Bien que l'aidant n'ait pas de statut officiel (lire «Statut des aidants, une notion floue»), sa reconnaissance est implicite, par exemple au travers des mesures : 

  • de «dédommagement» dans le cas de l'accompagnement d'une personne handicapée,
  • de «droit au répit» dans le cas de l'accompagnement d'une personne âgée.

On sait donc depuis longtemps que ces aidants existent. Le terme pour les désigner a d'ailleurs évolué au fil du temps :

  • On a d'abord utilisé l'expression d'aidant naturel

Puis prenant conscience qu' être aidant n'a rien de naturel, on lui a préféré la notion d'aidant informel (par opposition aux aidants professionnels). Cette notion englobe a priori les membres de la famille, mais aussi les amis, les voisins (voire des bénévoles au sein d'associations).

 

  • À la notion d'aidant informel a succédé celle d'aidant familial,

Ce terme circonscrit le périmètre aux membres de la famille. C'est au sein de celle-ci il est vrai que se trouve la grande majorité des aidants de personnes âgées dépendantes (souvent les enfants). Mais on oubliait de nouveau tous les autres...

  • On préfère alors parler aujourd'hui (mais cela n'est peut-être pas définitif) d'aidants familiers ou de proches aidants, pour souligner leur proximité avec la personne aidée, qu'ils soient  membres de la famille, amis, voisins...

 

Dans les pays anglophones, on les appelle plus simplement  «caregivers» ; littéralement «qui donnent des soins». Et c'est bien cette notion de soins qu'il faut interroger, quelle que soit le lien qui unit l'aidant et l'aidé.


Jusqu'où vont les soins que peut prodiguer l'aidant ?

De l'attention affectueuse à l'aide aux courses jusqu'à l'exécution de soins corporels, les tâches assumées par les aidants sont d'une extrême diversité. Lorsque l'aide  reste dans les limites de la solidarité que l'on peut attendre entre membres de la famille, ou entre personnes proches, il n'y a pas de problèmes.

La difficulté commence lorsque l'aidant n'est pas, ou plus, en mesure d'apporter de limites :

 

  • dans la durée et le volume de l'aide qu'il apporte,
  • dans les compétences que requiert l'aide,

 

et lorsque l'on oublie que l'on est avant tout l'époux.se, l'enfant, le père ou la mère de la personne aidée, pour n'être plus que son aidant.e. Du «prendre soin» à «faire des soins»,  certains aidant ont malgré eux dérivé, pour faire face à la situation, jusqu'à effectuer des actes qui devraient être exclusivement du ressort de professionnels de santé.

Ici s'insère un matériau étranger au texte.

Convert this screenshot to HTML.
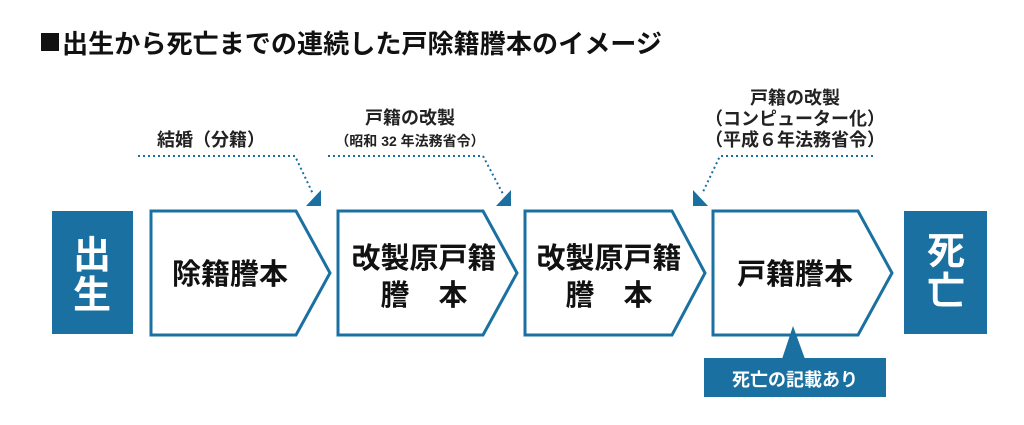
<!DOCTYPE html>
<html><head><meta charset="utf-8"><style>
body{margin:0;width:1024px;height:420px;background:#fff;overflow:hidden;font-family:"Liberation Sans","Noto Sans CJK JP",sans-serif;}
</style></head><body>
<svg width="1024" height="420" xmlns="http://www.w3.org/2000/svg" style="font-family:'Liberation Sans','Noto Sans CJK JP',sans-serif">
<rect x="41" y="33" width="18" height="18" fill="#111"/>
<text x="62" y="53" font-size="26" font-weight="bold" fill="#111" textLength="600" lengthAdjust="spacingAndGlyphs">出生から死亡までの連続した戸除籍謄本のイメージ</text>
<g fill="#222" font-weight="bold" text-anchor="middle">
<text x="211" y="146" font-size="18">結婚（分籍）</text>
<text x="410" y="124" font-size="18">戸籍の改製</text>
<text x="410" y="146" font-size="14">（昭和 32 年法務省令）</text>
<text x="795" y="104" font-size="18">戸籍の改製</text>
<text x="795" y="125" font-size="18">（コンピューター化）</text>
<text x="795" y="146" font-size="18">（平成６年法務省令）</text>
</g>
<g stroke="#1a70a0" stroke-width="2" stroke-dasharray="2,3" fill="none">
<polyline points="138,156 295,156 313,194"/>
<polyline points="328,156 483,156 503,194"/>
<polyline points="873,156 720,156 702,194"/>
</g>
<g fill="#1a70a0">
<polygon points="321,190 321,206 306,206"/>
<polygon points="511,190 511,206 496,206"/>
<polygon points="693,190 693,206 708,206"/>
</g>
<rect x="52" y="211" width="81" height="123" fill="#1a70a0"/>
<rect x="904" y="211" width="83" height="123" fill="#1a70a0"/>
<g fill="#fff" stroke="#1a70a0" stroke-width="3">
<polygon points="151,211 296,211 330,273 296,335 151,335"/>
<polygon points="338,211 483,211 517,273 483,335 338,335"/>
<polygon points="525,211 672,211 705,273 672,335 525,335"/>
<polygon points="713,211 858,211 892,273 858,335 713,335"/>
</g>
<polygon points="793,326 782,359 805,359" fill="#1a70a0"/>
<rect x="704" y="358" width="182" height="39" fill="#1a70a0"/>
<g fill="#fff" font-weight="bold" text-anchor="middle">
<text x="92" y="268" font-size="38">出</text>
<text x="92" y="308" font-size="38">生</text>
<text x="946" y="264" font-size="38">死</text>
<text x="946" y="304" font-size="38">亡</text>
<text x="795" y="386" font-size="18">死亡の記載あり</text>
</g>
<g fill="#111" font-weight="bold" text-anchor="middle" font-size="29">
<text x="230" y="284">除籍謄本</text>
<text x="424" y="268">改製原戸籍</text>
<text x="424" y="305" xml:space="preserve">謄　本</text>
<text x="609" y="268">改製原戸籍</text>
<text x="609" y="305" xml:space="preserve">謄　本</text>
<text x="795" y="284">戸籍謄本</text>
</g>
</svg>
</body></html>
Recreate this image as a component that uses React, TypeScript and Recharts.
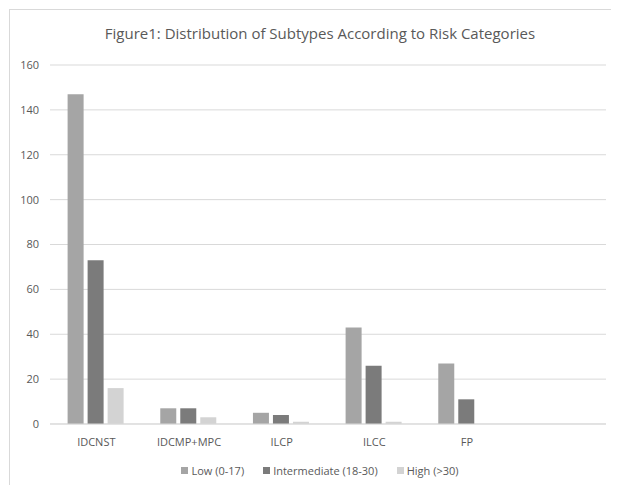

En ateliers à la Maison des Aidants®, des aidants épuisés par cette dérive de leur rôle, apprennent à prendre du recul.

Eliane, après des années passées à aider sa fille handicapée nous dit 

«J'ai bien compris maintenant que :

Aider à la toilette, oui.

Faire la toilette, non.

Accompagner aux toilettes oui,

Poser une sonde urinaire non.

Je dois absolument me préserver si je veux accompagner ma fille encore longtemps. Or dans la spirale dans laquelle je m'étais laissée emporter, je réalise aujourd'hui que non seulement ma propre espérance de vie se réduisait drastiquement, mais que mes limites de compétences étaient largement dépassées et que je faisais prendre des risques aussi à ma fille».

 

Dans nos prochains articles, nous donnerons la parole à ces aidants qui étaient, comme Eliane, aspirés dans l'engrenage d'une aide sans limite, et qui ont fait le choix de changer leur façon d'aider pour se préserver, mais aussi pour préserver à long terme leur rôle d'aidant.e. 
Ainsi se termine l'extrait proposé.